Серджо Романо — историк, писатель, дипломат, один из ведущих итальянских журналистов. Посол Италии в Москве с сентября 1985-го до марта 1989-го. Книга “Россия перед решением”, плод его русских впечатлений, прозвучала резким диссонансом в общем хоре западного энтузиазма по поводу горбачевских реформ. С. Романо предвидел многие драматические последствия, которые с неизбежностью должна была вызвать попытка реконструкции коммунистической системы.
5 Ср. слова Пушкина: “Черт меня догадал с умом и талантом родиться в России”. И первое, и второе, и ум, и талант, в российской действительности не только не почитаются, но стоят под подозрением.
6 “Старинное российское убеждение в том, что Запад представляет собой не культуру или духовность, но “технику”, иначе говоря, драгоценную копилку технических инструментов и навыков, которыми другие могут свободно воспользоваться, без того, чтобы отказываться для этого от собственной, высшей системы ценностей”. Оp. cit.
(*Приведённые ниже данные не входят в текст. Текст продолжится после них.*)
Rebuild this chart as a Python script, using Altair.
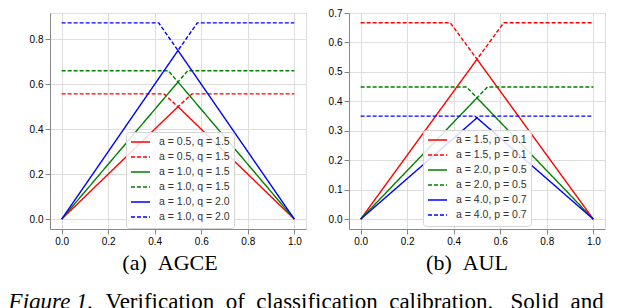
import altair as alt
import pandas as pd

# ---------------- data ----------------
agce_labels = ["a = 0.5, q = 1.5", "a = 1.0, q = 1.5", "a = 1.0, q = 2.0"]
aul_labels = ["a = 1.5, p = 0.1", "a = 2.0, p = 0.5", "a = 4.0, p = 0.7"]
series_colors = ["#ff0000", "#008000", "#0000ff"]

solid_x = [0.0, 0.5, 1.0]
agce_solid_y = [[0.0, 0.50, 0.0], [0.0, 0.61, 0.0], [0.0, 0.75, 0.0]]
agce_dash_x = [[0.0, 0.44, 0.5, 0.56, 1.0],
               [0.0, 0.458, 0.5, 0.542, 1.0],
               [0.0, 0.417, 0.5, 0.583, 1.0]]
agce_dash_y = [[0.557, 0.557, 0.50, 0.557, 0.557],
               [0.66, 0.66, 0.61, 0.66, 0.66],
               [0.873, 0.873, 0.75, 0.873, 0.873]]

aul_solid_y = [[0.0, 0.543, 0.0], [0.0, 0.412, 0.0], [0.0, 0.344, 0.0]]
aul_dash_x = [[0.0, 0.385, 0.5, 0.615, 1.0],
              [0.0, 0.455, 0.5, 0.545, 1.0],
              [0.0, 0.491, 0.5, 0.509, 1.0]]
aul_dash_y = [[0.667, 0.667, 0.543, 0.667, 0.667],
              [0.449, 0.449, 0.412, 0.449, 0.449],
              [0.35, 0.35, 0.344, 0.35, 0.35]]

x_ticks = [0.0, 0.2, 0.4, 0.6, 0.8, 1.0]
agce_y_ticks = [0.0, 0.2, 0.4, 0.6, 0.8]
aul_y_ticks = [0.0, 0.1, 0.2, 0.3, 0.4, 0.5, 0.6, 0.7]

subtitle_a = "(a)\u00a0\u00a0AGCE"
subtitle_b = "(b)\u00a0\u00a0AUL"
caption_head = "Figure 1."
caption_rest = ("Verification\u00a0\u00a0of\u00a0\u00a0classification\u00a0\u00a0"
                "calibration.\u00a0\u00a0\u00a0Solid\u00a0\u00a0and")

PANEL_W = 256
PANEL_H = 216
CAP_SIZE = 23


def build_frame(labels, sy, dx, dy):
    rows = []
    keys = []
    cols = []
    dashes = []
    for i, lab in enumerate(labels):
        ks = lab + "|s"
        kd = lab + "|d"
        keys += [ks, kd]
        cols += [series_colors[i], series_colors[i]]
        dashes += [[1, 0], [4, 2]]
        for j, (xv, yv) in enumerate(zip(solid_x, sy[i])):
            rows.append({"x": xv, "y": yv, "key": ks, "o": j})
        for j, (xv, yv) in enumerate(zip(dx[i], dy[i])):
            rows.append({"x": xv, "y": yv, "key": kd, "o": j})
    return pd.DataFrame(rows), keys, cols, dashes


def panel(labels, sy, dx, dy, ydom, yticks, lx, ly, title, tdx):
    df, keys, cols, dashes = build_frame(labels, sy, dx, dy)
    leg = alt.Legend(
        orient="none", legendX=lx, legendY=ly, title=None,
        labelExpr="split(datum.label, '|')[0]",
        symbolType="stroke", symbolStrokeWidth=1.5, symbolSize=361,
        labelFont="Liberation Sans", labelFontSize=10.5, labelColor="#333333",
        fillColor="rgba(255,255,255,0.85)", strokeColor="#d6d6d6",
        cornerRadius=3, padding=4, rowPadding=2, clipHeight=12.2, labelOffset=8,
    )
    return alt.Chart(df).mark_line(strokeWidth=1.4).encode(
        x=alt.X("x:Q", scale=alt.Scale(domain=[-0.05, 1.05], nice=False, zero=False),
                axis=alt.Axis(values=x_ticks, format=".1f", title=None)),
        y=alt.Y("y:Q", scale=alt.Scale(domain=ydom, nice=False, zero=False),
                axis=alt.Axis(values=yticks, format=".1f", title=None)),
        color=alt.Color("key:N", scale=alt.Scale(domain=keys, range=cols), legend=leg),
        strokeDash=alt.StrokeDash("key:N", scale=alt.Scale(domain=keys, range=dashes), legend=leg),
        order=alt.Order("o:Q"),
    ).properties(
        width=PANEL_W, height=PANEL_H,
        title=alt.TitleParams(title, orient="bottom", font="Liberation Serif", fontSize=22,
                              fontWeight="normal", color="black", offset=7, dx=tdx),
    )


left = panel(agce_labels, agce_solid_y, agce_dash_x, agce_dash_y,
             [-0.0437, 0.9167], agce_y_ticks, 76, 119, subtitle_a, -8)
right = panel(aul_labels, aul_solid_y, aul_dash_x, aul_dash_y,
              [-0.0333, 0.7], aul_y_ticks, 74, 117, subtitle_b, -10)

inner = alt.hconcat(left, right, spacing=20).resolve_scale(
    color="independent", strokeDash="independent", x="independent", y="independent"
).resolve_legend(color="independent", strokeDash="independent").properties(
    title=alt.TitleParams(caption_head, orient="bottom", anchor="start", font="Liberation Serif",
                          fontSize=CAP_SIZE, fontStyle="italic", fontWeight="normal", color="black",
                          dx=-20, offset=16)
)

chart = alt.vconcat(inner).properties(
    title=alt.TitleParams(caption_rest, orient="bottom", anchor="start", font="Liberation Serif",
                          fontSize=CAP_SIZE, fontWeight="normal", color="black",
                          dx=97, dy=-CAP_SIZE, offset=0),
    padding={"left": 0, "top": -1, "right": 0, "bottom": 0},
).configure_view(stroke="#d6d6d6", strokeWidth=1).configure_axis(
    grid=True, gridColor="#e6e6e6", gridWidth=1, domain=False, ticks=False,
    labelFont="Liberation Sans", labelFontSize=10, labelColor="#444444", labelPadding=3,
).configure(background="white")

chart.save("out.html", embed_options={"renderer": "svg", "actions": False})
Р.130
7 См. в связи с этим замечательную рецензию Пушкина на перевод книги Сильвио Пеллико (1836): “Мало было избранных (даже между первоначальными пастырями церкви), которые бы в своих творениях приближились кротостию духа, сладостию красноречия и младенческою простотою сердца к проповеди Небесного Учителя. В позднейшие времена неизвестный творец книги “О подражании Иисусу Христу”, Фенелон и Сильвио Пеллико в высшей степени принадлежат к сим избранным…” И далее: “Книга “Dei doveri (degli uomini)” устыдила нас и разрешила нам тайну прекрасной души, тайну человека-христианина”.
8 Пушкин и в этом случае представляет собой удивительное исключение. Мемуаристка передает его разговор с молодым Хомяковым. На утверждение Хомякова, будто в России больше христианской любви, чем на Западе, Пушкин ответил с некоторою досадою: “Может быть. Я не мерил количество братской любви ни в России, ни на Западе; но знаю, что там явились основатели братских общин, которых у нас нет. А они были бы нам полезны”. – Цит. по: Франк С. Этюды о Пушкине. Париж, 1987. С.105.
9 Аверинцев С. Две тысячи лет с Вергилием.